Issue: November, 1991

Dear Ms. Thigpen,
Re your "Snuffy Smith" piece on mountain stereotypes: We, too, are wryly amused at public servants who on one hand ringingly invoke the sweet, spare lives of our colonial frontiersmen, praising their independence and values as the essence of America, and on the other, often with barely a pause for breath, denounce their descendants, still living by those values, as hillbillies.

But there's more to it than that. "I admit my speech, and that of my mountain neighbors, is marked with an accent..." 'Bout that accent: Few people listening to Shakespeare's words today are aware that he wrote them to be spoken in the accents of the mountains.
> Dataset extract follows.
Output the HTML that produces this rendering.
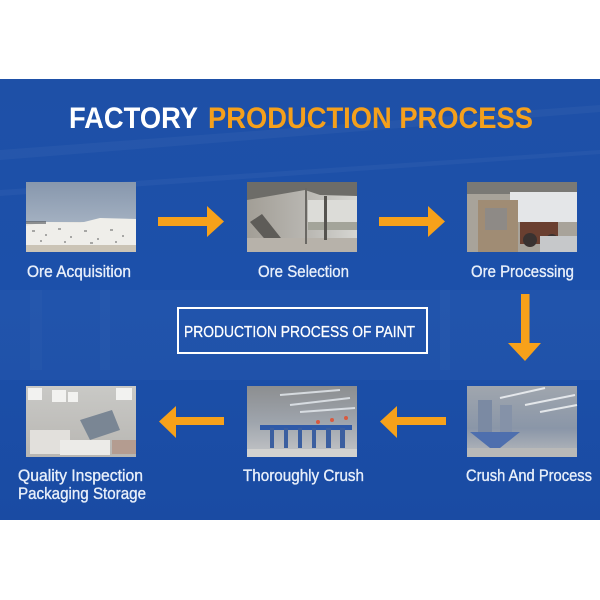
<!DOCTYPE html>
<html><head><meta charset="utf-8"><style>
html,body{margin:0;padding:0;background:#fff;}
svg{display:block;}
text{font-family:"Liberation Sans",sans-serif;}
</style></head><body>
<svg width="600" height="600" viewBox="0 0 600 600" xmlns="http://www.w3.org/2000/svg">
<defs>
<linearGradient id="bg" x1="0" y1="0" x2="0" y2="1">
<stop offset="0" stop-color="#1e50a7"/>
<stop offset="0.5" stop-color="#1c50aa"/>
<stop offset="1" stop-color="#1a4ba3"/>
</linearGradient>
<linearGradient id="sky1" x1="0" y1="0" x2="0" y2="1">
<stop offset="0" stop-color="#8797ad"/><stop offset="1" stop-color="#b7c2cf"/>
</linearGradient>
<linearGradient id="p2" x1="0" y1="0" x2="1" y2="0">
<stop offset="0" stop-color="#a29e96"/><stop offset="0.55" stop-color="#b9b7b2"/><stop offset="1" stop-color="#d6d6d2"/>
</linearGradient>
<linearGradient id="p4" x1="0" y1="0" x2="0" y2="1">
<stop offset="0" stop-color="#c9c9c6"/><stop offset="1" stop-color="#b8b6b2"/>
</linearGradient>
<linearGradient id="p5" x1="0" y1="0" x2="0" y2="1">
<stop offset="0" stop-color="#8c8e90"/><stop offset="0.5" stop-color="#9ea4ac"/><stop offset="1" stop-color="#c4c6c8"/>
</linearGradient>
<linearGradient id="p6" x1="0" y1="0" x2="0" y2="1">
<stop offset="0" stop-color="#a0a6ae"/><stop offset="0.6" stop-color="#8a96a8"/><stop offset="1" stop-color="#b8babd"/>
</linearGradient>
</defs>

<rect x="0" y="79" width="600" height="441" fill="url(#bg)"/>
<!-- faint background texture -->
<g fill="#ffffff">
<polygon points="0,150 600,105 600,112 0,160" opacity="0.04"/>
<polygon points="0,190 600,150 600,154 0,196" opacity="0.04"/>
<rect x="0" y="290" width="600" height="90" opacity="0.025"/>
<rect x="30" y="290" width="12" height="80" opacity="0.02"/>
<rect x="100" y="290" width="10" height="80" opacity="0.02"/>
<rect x="440" y="290" width="10" height="80" opacity="0.02"/>
</g>

<!-- Title -->
<text x="69" y="128" font-size="30" font-weight="bold" fill="#ffffff" textLength="129" lengthAdjust="spacingAndGlyphs">FACTORY</text>
<text x="208" y="128" font-size="30" font-weight="bold" fill="#f5a01c" textLength="325" lengthAdjust="spacingAndGlyphs">PRODUCTION PROCESS</text>

<!-- Photo 1 -->
<g>
<rect x="26" y="182" width="110" height="70" fill="url(#sky1)"/>
<rect x="26" y="222" width="110" height="30" fill="#e6e4df"/>
<polygon points="26,226 45,222 80,223 100,218 136,219 136,245 26,245" fill="#efeeea"/>
<g fill="#8a8a88" opacity="0.7">
<rect x="32" y="230" width="3" height="2"/><rect x="45" y="234" width="2" height="2"/><rect x="58" y="228" width="3" height="2"/>
<rect x="70" y="236" width="2" height="2"/><rect x="84" y="230" width="3" height="2"/><rect x="97" y="238" width="2" height="2"/>
<rect x="110" y="229" width="3" height="2"/><rect x="122" y="235" width="2" height="2"/><rect x="40" y="240" width="2" height="2"/>
<rect x="90" y="242" width="3" height="2"/><rect x="115" y="241" width="2" height="2"/><rect x="64" y="241" width="2" height="2"/>
</g>
<rect x="26" y="245" width="110" height="7" fill="#cbc4b6"/>
<rect x="26" y="221" width="20" height="3" fill="#50555a" opacity="0.6"/>
</g>

<!-- Photo 2 -->
<g>
<rect x="247" y="182" width="110" height="70" fill="url(#p2)"/>
<polygon points="247,182 357,182 357,196 320,195 305,190 247,200" fill="#6d6c68"/>
<rect x="308" y="200" width="49" height="30" fill="#dcdcd8"/>
<rect x="308" y="222" width="49" height="8" fill="#8a8b80" opacity="0.7"/>
<polygon points="250,222 262,214 292,252 276,252" fill="#5e5c58"/>
<rect x="247" y="238" width="110" height="14" fill="#b7b2aa"/>
<rect x="324" y="196" width="3" height="44" fill="#55534f"/>
<rect x="305" y="188" width="2" height="56" fill="#6a6864"/>
</g>

<!-- Photo 3 -->
<g>
<rect x="467" y="182" width="110" height="70" fill="#a8a39a"/>
<rect x="467" y="182" width="110" height="12" fill="#7a7975"/>
<rect x="510" y="192" width="67" height="30" fill="#e4e6e8"/>
<rect x="478" y="200" width="40" height="52" fill="#a08c74"/>
<rect x="485" y="208" width="22" height="22" fill="#8e8a86"/>
<rect x="520" y="222" width="38" height="22" fill="#6a3f30"/>
<circle cx="530" cy="240" r="7" fill="#3a3230"/>
<circle cx="552" cy="240" r="6" fill="#3a3230"/>
<rect x="540" y="236" width="37" height="16" fill="#c6c8ca"/>
</g>

<!-- Arrows row 1 -->
<polygon points="158,217 207,217 207,206 224,221.5 207,237 207,226 158,226" fill="#f7a11a"/>
<polygon points="379,217 428,217 428,206 445,221.5 428,237 428,226 379,226" fill="#f7a11a"/>

<!-- Row 1 labels -->
<g fill="#e8effa" stroke="#e8effa" stroke-width="0.35">
<text x="27" y="277" font-size="17" textLength="104" lengthAdjust="spacingAndGlyphs">Ore Acquisition</text>
<text x="258" y="277" font-size="17" textLength="91" lengthAdjust="spacingAndGlyphs">Ore Selection</text>
<text x="471" y="277" font-size="17" textLength="103" lengthAdjust="spacingAndGlyphs">Ore Processing</text>
</g>

<!-- Down arrow -->
<polygon points="521,294 529.5,294 529.5,343 541,343 525,361 508,343 521,343" fill="#f7a11a"/>

<!-- Center box -->
<rect x="178" y="308" width="249" height="45" fill="none" stroke="#ffffff" stroke-width="2"/>
<text x="184" y="337" font-size="16" fill="#ffffff" stroke="#ffffff" stroke-width="0.3" textLength="231" lengthAdjust="spacingAndGlyphs">PRODUCTION PROCESS OF PAINT</text>

<!-- Photo 4 -->
<g>
<rect x="26" y="386" width="110" height="71" fill="url(#p4)"/>
<rect x="28" y="388" width="14" height="12" fill="#f2f2f0"/>
<rect x="52" y="390" width="14" height="12" fill="#f2f2f0"/>
<rect x="68" y="392" width="10" height="10" fill="#f2f2f0"/>
<rect x="116" y="388" width="16" height="12" fill="#f2f2f0"/>
<polygon points="80,420 112,410 120,430 90,440" fill="#7a8694"/>
<rect x="30" y="430" width="40" height="24" fill="#e2e0dc"/>
<rect x="60" y="440" width="50" height="15" fill="#ecebe8"/>
<rect x="112" y="440" width="24" height="14" fill="#b49c90"/>
</g>

<!-- Photo 5 -->
<g>
<rect x="247" y="386" width="110" height="71" fill="url(#p5)"/>
<g stroke="#e8edf2" stroke-width="2" opacity="0.8">
<line x1="280" y1="395" x2="340" y2="390"/>
<line x1="290" y1="405" x2="350" y2="398"/>
<line x1="300" y1="412" x2="355" y2="408"/>
</g>
<rect x="260" y="425" width="92" height="5" fill="#2f5aa8"/>
<g fill="#3b5fa0">
<rect x="270" y="428" width="4" height="20"/><rect x="284" y="428" width="4" height="20"/>
<rect x="298" y="428" width="4" height="20"/><rect x="312" y="428" width="4" height="20"/>
<rect x="326" y="428" width="5" height="20"/><rect x="340" y="428" width="5" height="20"/>
</g>
<g fill="#d85a40"><circle cx="318" cy="422" r="2"/><circle cx="332" cy="420" r="2"/><circle cx="346" cy="418" r="2"/></g>
<rect x="247" y="449" width="110" height="8" fill="#d2d2d0"/>
</g>

<!-- Photo 6 -->
<g>
<rect x="467" y="386" width="110" height="71" fill="url(#p6)"/>
<g stroke="#f2f4f6" stroke-width="2" opacity="0.85">
<line x1="500" y1="398" x2="545" y2="388"/>
<line x1="525" y1="405" x2="575" y2="395"/>
<line x1="540" y1="412" x2="577" y2="405"/>
</g>
<rect x="478" y="400" width="14" height="38" fill="#7b8aa3"/>
<rect x="500" y="405" width="12" height="33" fill="#8592a8"/>
<polygon points="470,432 520,432 500,448 490,448" fill="#4e6fae"/>
<rect x="467" y="448" width="110" height="9" fill="#b9b9b8"/>
</g>

<!-- Arrows row 2 (left) -->
<polygon points="224,417 176,417 176,406 159,421.5 176,438 176,425 224,425" fill="#f7a11a"/>
<polygon points="446,417 397,417 397,406 380,421.5 397,438 397,425 446,425" fill="#f7a11a"/>

<!-- Row 2 labels -->
<g fill="#e8effa" stroke="#e8effa" stroke-width="0.35">
<text x="18" y="481" font-size="17" textLength="125" lengthAdjust="spacingAndGlyphs">Quality Inspection</text>
<text x="18" y="499" font-size="17" textLength="128" lengthAdjust="spacingAndGlyphs">Packaging Storage</text>
<text x="243" y="481" font-size="17" textLength="121" lengthAdjust="spacingAndGlyphs">Thoroughly Crush</text>
<text x="466" y="481" font-size="17" textLength="126" lengthAdjust="spacingAndGlyphs">Crush And Process</text>
</g>
</svg>
</body></html>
His speech, like that of Queen Elizabeth I, who first envisioned communities of independent, resourceful Englishmen in green Virginia, shared the accents, patterns and vocabulary of your mountain neighbors. The very English which quickened Shakespeare remains arresting, clear, direct and alive with vivid description, full of muscle and punch and color, while the rest of us make do with such thin, drab, colorless vanilla that one sometimes wonders why we bother to speak at all. The vowel shifts and gradual predominance of London English and its variants have substituted a flattened technobabble for salt and spice as they threaten to denature our lively tongue, tingling neither pen nor ear.

Your neighbors are the last exponents, the sole guardians of a bright treasure of merriment, of raw honesty, of a harmony rustling like green leaves, and you enrich us all.


B. Rowell & C. Mitchell
Louisville, Kentucky

Dear Susan,
My husband and I have enjoyed so many BACKROADS Tours, and appreciate your explicit directions. One we liked so well, we've retraced three times (so far)! It was Little Reed Creek.

The Mountain Laurel is one of our favorite publications and we applaud your good efforts in preserving this folk lore. We North Carolina natives are quite enamored of Southwest Virginia.

E. May
Greensboro, North Carolina

Dear Mountain Laurel,
Our neighbors brought us a copy of The Mountain Laurel over recently. I can't remember the exact issue, but on the cover was the Lucas Mansion at Hiddenite, NC and information on the Emerald Hollow Mine and the Hidden Crystal Inn. We were getting ready to take our second trip there and took the publication along with us. Mrs. Sharp, the owner of the inn, was there so I gave the issue to her.

I would very much like to start a subscription and I would like to start with that issue.

Thank you,

J & J Carter
Martinsville, Virginia

Dear Susan,
I am sending check for my subscription for The Mountain Laurel. It is my spring of life, love of home, friends of the past, breezes blowing through the honeysuckle vines in full bloom, the bubbling brook, the brightest star at midnight, the coo of a dove, the crowing of the rooster at day break, the lowing of the cow at milking time, the squeal of the little pigs at feeding time, the cluck of the hen for her chicks, the quack of the duck taking the little ones to the creek for a swim, the croak of the bull frog in the spring, the bark of a dog when he comes out to meet you wagging his tail in friendliness, the mew of a kitten, the mew of the cat bird, the sound of the mocking bird and the whippoorwill.

I feel you are my true friend for I've known you through The Mountain Laurel since the first copy I bought in the mountains in the early 1980's. I enjoy your BACKROADS. I was born and raised in Washington County. Abingdon, Virginia is my home town. I hope you can go to White's Mill in Lowland some time. I try to go there every time I go back home. I enjoy everything about your Mountain Laurel, so keep on keeping on until Jesus comes.

E. L. Goodson
Providence, North Carolina

Dear Mt. Laurel,
I always enjoy reading The Mountain Laurel. The last issue was especially interesting since it was a visit home.

Please send a complimentary copy of the last issue to Mrs. L. Merrihue, Emory, Virginia.